São lembranças as mais diversas, para todos os gostos: Adriane Galisteu na capa da Playboy, Rê Bordosa, Tazos (tinha gente que comprava os biscoitos só para colecioná-los), pager, chocolate surpresa, pirocópteros (pirulitos que vinham com uma hélice para que depois colocássemos o cabo para voar), fichas telefônicas dos orelhões, os grupos de pagode (Negritude Júnior, Raça Negra, Katinguelê, Soweto, etc), Bill e Ted, o programa infantil Glub-Glub (a minha irmã era viciada nesse troço!), Beavis e Butthead na MTV, Cavaleiros do Zodíaco, Mesbla, Lojas Arapuã, o garoto propaganda da Bombril e o baixinho dos comerciais da cerveja Kaiser, poupança Bamerindus, Mappin, Jô Soares 11 e meia, banheira do Gugu, Street Fighter, os minigames, o jogo da vida, Família Dinossauro, TV Colosso, o fantástico mundo de Bobby, Sai de baixo, Bananas de pijamas, o telecatch exibido na Rede Manchete, Playcenter, o repórter Gil Gomes, a febre dos tamagochis... Ufa! É a cereja do bolo do álbum.
Thiago, em entrevista dada no youtube, não esconde a relação da revista com sua própria vida, os amigos da escola, as histórias que ouvia naquele tempo. E Kombi 95 é meio que a juventude de toda a nossa geração, minha, dele, de tantos mais, contada sem rodeios, de maneira apaixonada e quase metódica.
Em meio a tanta coisa publicada no gênero atualmente e escorada em histórias mirabolantes, cheias de criaturas sobrenaturais, teorias conspiratórias e heróis acima de qualquer suspeita, é louvável e digno de aplausos quem decide recorrer ao simples, ao cotidiano (aliás, nunca foi tão difícil falar do cotidiano como nesse século XXI, cada mais apegado ao grandioso e ao espetacular).

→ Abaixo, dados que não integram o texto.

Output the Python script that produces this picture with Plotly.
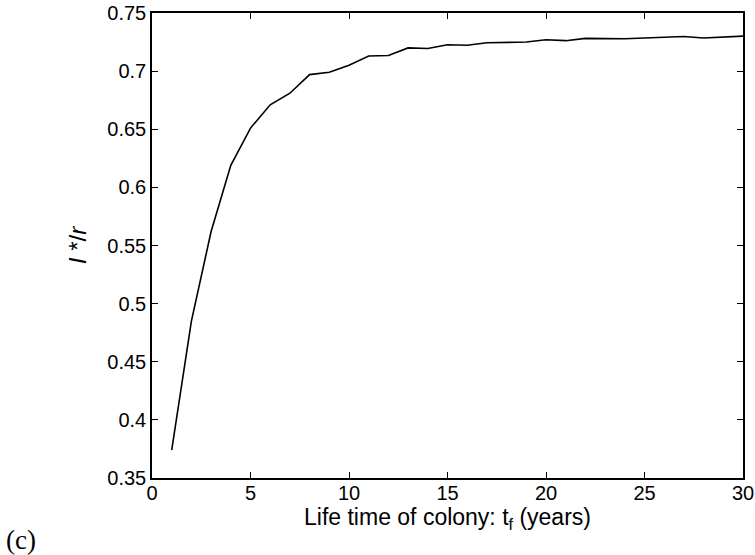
import plotly.graph_objects as go

years = list(range(1, 31))
ratio = [0.374, 0.485, 0.562, 0.619, 0.651, 0.671, 0.681, 0.697, 0.699, 0.705,
         0.713, 0.7135, 0.720, 0.7195, 0.7227, 0.7222, 0.7244, 0.725, 0.725, 0.727,
         0.7262, 0.7282, 0.7278, 0.7278, 0.7285, 0.729, 0.7298, 0.7285, 0.729, 0.7301]

x_ticks = [0, 5, 10, 15, 20, 25, 30]
y_ticks = [0.35, 0.4, 0.45, 0.5, 0.55, 0.6, 0.65, 0.7, 0.75]
y_tick_labels = ["0.35", "0.4", "0.45", "0.5", "0.55", "0.6", "0.65", "0.7", "0.75"]

fig = go.Figure()
fig.add_trace(go.Scatter(x=years, y=ratio, mode="lines",
                         line=dict(color="black", width=1.6), showlegend=False))

font = "Liberation Sans, Arial, Helvetica, sans-serif"
fig.update_layout(
    width=755, height=555,
    margin=dict(l=152, r=12, t=13, b=77, autoexpand=False),
    paper_bgcolor="white", plot_bgcolor="white",
    font=dict(family=font, size=20, color="black"),
    xaxis=dict(range=[0, 30], tickvals=x_ticks, ticks="inside", ticklen=6,
               tickcolor="black", showline=True, linecolor="black", linewidth=1.5,
               mirror="ticks", showgrid=False, zeroline=False, automargin=False,
               ticklabelstandoff=-4,
               title=dict(text="Life time of colony: t<sub>f</sub> (years)",
                          font=dict(size=23), standoff=0)),
    yaxis=dict(range=[0.35, 0.75], tickvals=y_ticks, ticktext=y_tick_labels,
               ticks="inside", ticklen=6, tickcolor="black", showline=True,
               linecolor="black", linewidth=1.5, mirror="ticks", showgrid=False,
               zeroline=False, automargin=False, ticklabelstandoff=0,
               title=dict(text="<i>I</i> */<i>r</i>", font=dict(size=24), standoff=14)),
)
fig.add_annotation(text="(c)", xref="paper", yref="paper", x=-0.251, y=-0.133,
                   xanchor="left", yanchor="middle", showarrow=False,
                   font=dict(family="Liberation Serif, Times New Roman, serif", size=27, color="black"))

fig.write_html("out.html")
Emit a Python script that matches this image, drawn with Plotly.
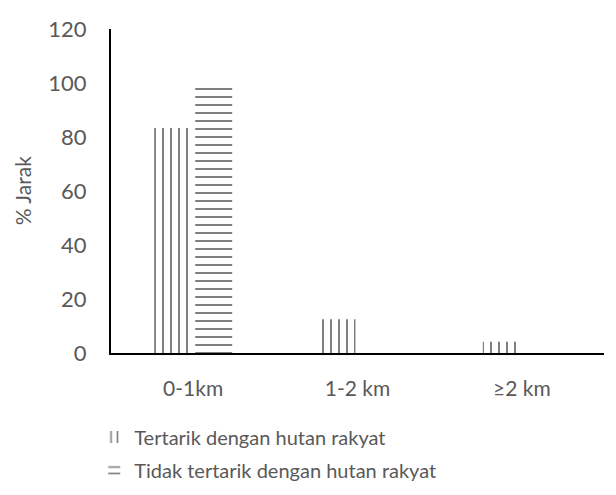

Detalhe: encontrei a página do autor no Instagram e fiquei sabendo da existência de um outro álbum de sua autoria, de nome Mjadra. Preciso dizer que já estou procurando por ele nas magazines e livrarias que frequento?
Procurem. Eu achei a minha numa das filiais da livraria saraiva num saldão, acreditem se quiser!, praticamente abandonada, por menos de 20 reais. Achei um crime cultural. E se você, como eu, também viveu esse período com intensidade, corra atrás mesmo, antes que ele suma das prateleiras. É quase uma enciclopédia (mas com um colorido extremamente psicodélico e um linguajar da nossa turma).
Ah! E tem uma playlist no final do álbum com todas as músicas mencionadas na história. Uma trilha sonora afetiva desse período. Achei o máximo!